Abstract
With the increase in global internet connectivity, optical networks are scaling up to meet consumer demand.
The quality of transmission (QoT) prediction problem arises when inaccurate hyperparameters are used to
estimate the availability of an unestablished light path. This dissertation explores QoT prediction using
machine learning models and hyperparameter techniques for optimal accuracy. Using Microsoft’s optical
dataset, we investigated the performances of various regression methods and the impact of two types of
data transformations. A variety of popular regression techniques were studied, namely, linear regression,
gradient boosting, neural network, random forest and long short-term memory (LSTM). The Box-Cox and
Yeo-Johnson transformations were investigated. The study also investigated the performance of different
possible feature combinations.
The performance of the machine learning model was assessed using the metrics MSE (mean squared error)

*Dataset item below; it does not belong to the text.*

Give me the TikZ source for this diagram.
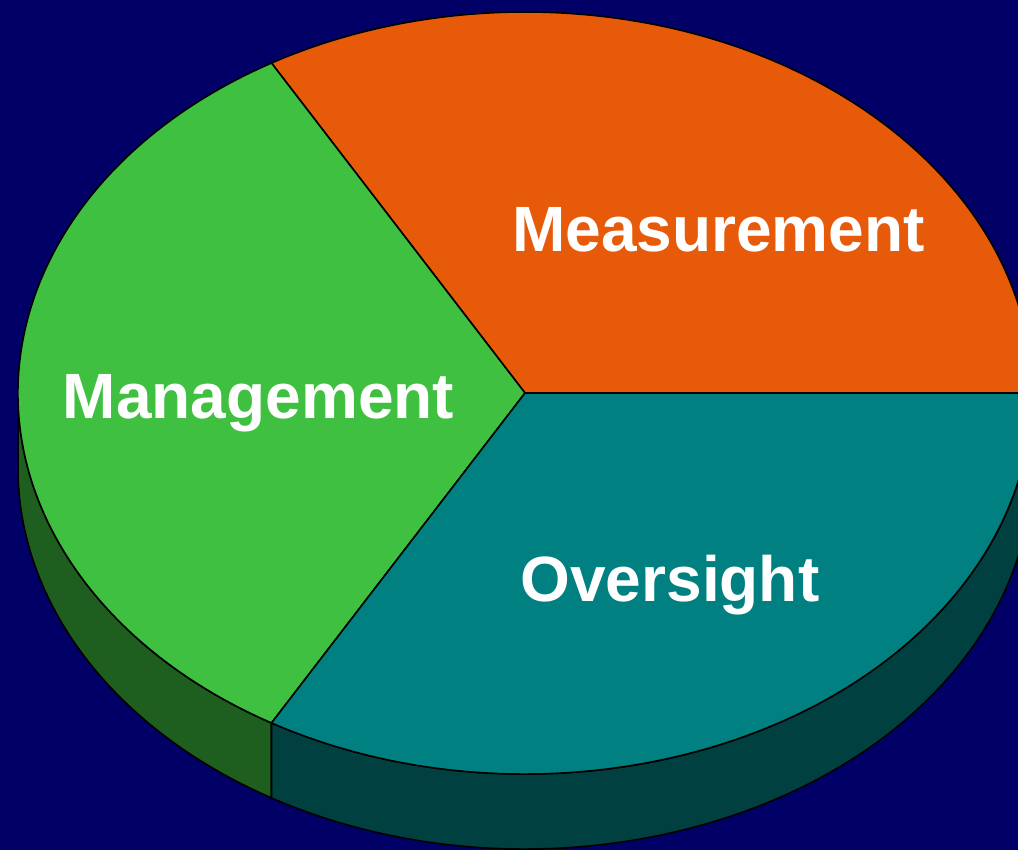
\documentclass[tikz,border=0pt]{standalone}
\usepackage{fontspec}
\setmainfont{Liberation Sans}
\definecolor{navy}{HTML}{000066}
\definecolor{measure}{HTML}{E65A0A}
\definecolor{manage}{HTML}{40C040}
\definecolor{manageside}{HTML}{1E5E1E}
\definecolor{oversee}{HTML}{008080}
\definecolor{overseeside}{HTML}{004040}
\tikzset{
  slice/.style={draw=black, line width=1.6pt, line join=round},
  label/.style={text=white, font=\fontsize{64}{70}\selectfont\bfseries, inner sep=0pt, anchor=base}
}
\begin{document}
\begin{tikzpicture}[x=1pt, y=1pt]
%
\fill[navy] (-525,-457) rectangle (493,393);
\useasboundingbox (-525,-457) rectangle (493,393);
%
\coordinate (o) at (0,0);
\coordinate (p0) at (0:507pt and 381pt);
\coordinate (p120) at (120:507pt and 381pt);
\coordinate (p180) at (180:507pt and 381pt);
\coordinate (p240) at (240:507pt and 381pt);
%
\draw[slice, fill=manageside] (p180) -- ++(0,-75)
   arc[start angle=180, end angle=240, x radius=507pt, y radius=381pt]
   -- (p240) arc[start angle=240, end angle=180, x radius=507pt, y radius=381pt] -- cycle;
\draw[slice, fill=overseeside] (p240) -- ++(0,-75)
   arc[start angle=240, end angle=360, x radius=507pt, y radius=381pt]
   -- (p0) arc[start angle=360, end angle=240, x radius=507pt, y radius=381pt] -- cycle;
%
\draw[slice, fill=measure] (o) -- (p0) arc[start angle=0, end angle=120, x radius=507pt, y radius=381pt] -- cycle;
\draw[slice, fill=manage] (o) -- (p120) arc[start angle=120, end angle=240, x radius=507pt, y radius=381pt] -- cycle;
\draw[slice, fill=oversee] (o) -- (p240) arc[start angle=240, end angle=360, x radius=507pt, y radius=381pt] -- cycle;
%
\node[label] at (193.5,141) (measurement) {Measurement};
\node[label] at (-266.5,-26) (management) {Management};
\node[label] at (145,-209) (oversight) {Oversight};
\end{tikzpicture}
\end{document}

and MAE (mean absolute error). The evaluation results showed that untransformed data performed better
than transformed data. The MAE of Linear regression outperformed other models at 0.0107 using the
polarization mode dispersion and chromatic dispersion features (bi-variate), compared with 0.0571 for multivariate
gradient boosting. LSTM generated a significant degree of inaccuracy regarding MSE and MAE in
that dataset. The hyperparameter tuning demonstrated improvement in the model’s performance, making it
suitable for predicting unestablished lights.